Japon : reprise nucléaire impopulaire

Les autorités locales et nationales ont autorisé le redémarrage de deux réacteurs.

Marion Perrier  • 12 juillet 2012 abonné·es

Àpeine deux mois. C’est le temps qu’aura tenu le Japon sans aucune énergie nucléaire. Alors que, depuis le 5 mai, l’ensemble des 50 réacteurs du pays étaient à l’arrêt, pour maintenance ou contrôle de sécurité, le gouvernement et les autorités locales ont donné leur accord à la compagnie Kansai Electric Power pour redémarrer les réacteurs 3 et 4 de la centrale d’Ohi, à l’ouest du pays.

Selon le Premier ministre, Yoshiko Noda, cette décision doit permettre au pays de faire face aux pics estivaux de consommation d’électricité. Dès le début du mois de juin, il s’était inquiété des conséquences d’une pénurie sur l’économie et la vie des citoyens japonais, en rappelant que le nucléaire représentait, avant l’accident de Fukushima, en mars 2011, environ 30 % de la production d’électricité.

Ce sont les autorités locales qui, depuis la catastrophe, bloquaient le redémarrage des réacteurs, ce qui a entraîné une explosion des importations japonaises de gaz et de charbon pour alimenter les centrales thermiques du pays. Aux yeux de nombre d’associations, la préfecture de Fukui et la municipalité d’Ohi ont, en autorisant le redémarrage, cédé à la pression des intérêts économiques sans tenir compte de la sécurité des citoyens. « Il s’agit de la province dont les revenus dépendent le plus des subventions des firmes électriques », explique Charlotte Mijeon, du réseau Sortir du nucléaire.

Malgré la pétition lancée par le mouvement « Adieu l’énergie nucléaire », qui a recueilli 7,5 millions de signatures, et en dépit de manifestations réunissant des dizaines de milliers d’opposants au redémarrage, le réacteur n° 3 de la centrale d’Ohi a repris son activité le 1er juillet. Comme le n° 4, il a réussi les tests de sécurité exigés depuis Fukushima. Mais beaucoup craignent que ces études aient été réalisées un peu vite.

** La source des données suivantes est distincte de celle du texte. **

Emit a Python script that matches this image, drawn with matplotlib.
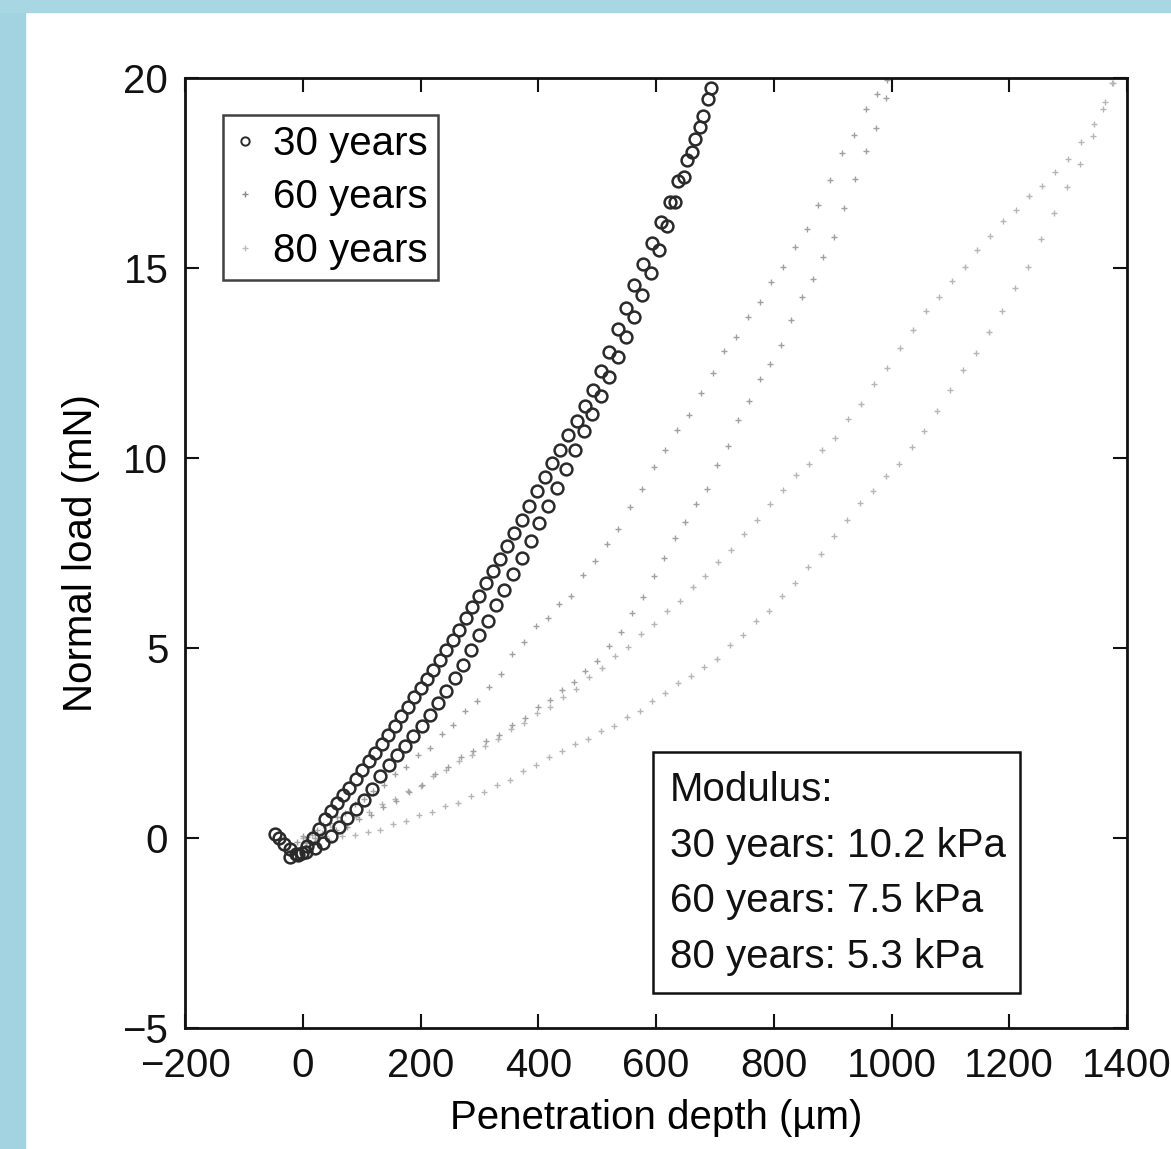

« Le sismologue Mitsuhisa Watanabe a montré que des failles sismiques actives se trouvaient à proximité de la centrale », rappelle Charlotte Mijeon. Des associations japonaises ont également mis en cause les chiffres publiés par la Kansai Electric Power concernant la pénurie d’électricité à venir : ils seraient fondés sur des estimations qui ignorent les récentes mesures d’économie d’énergie. Et comme pour légitimer la méfiance des antinucléaires, le rapport de la Commission indépendante chargée par le Parlement de l’enquête sur les causes de l’accident de Fukushima a souligné, la semaine dernière, la « collusion » entre les compagnies d’électricité et les autorités de sûreté nucléaire. De quoi alimenter la colère des Japonais, dont les associations espèrent que la mobilisation finira par l’emporter.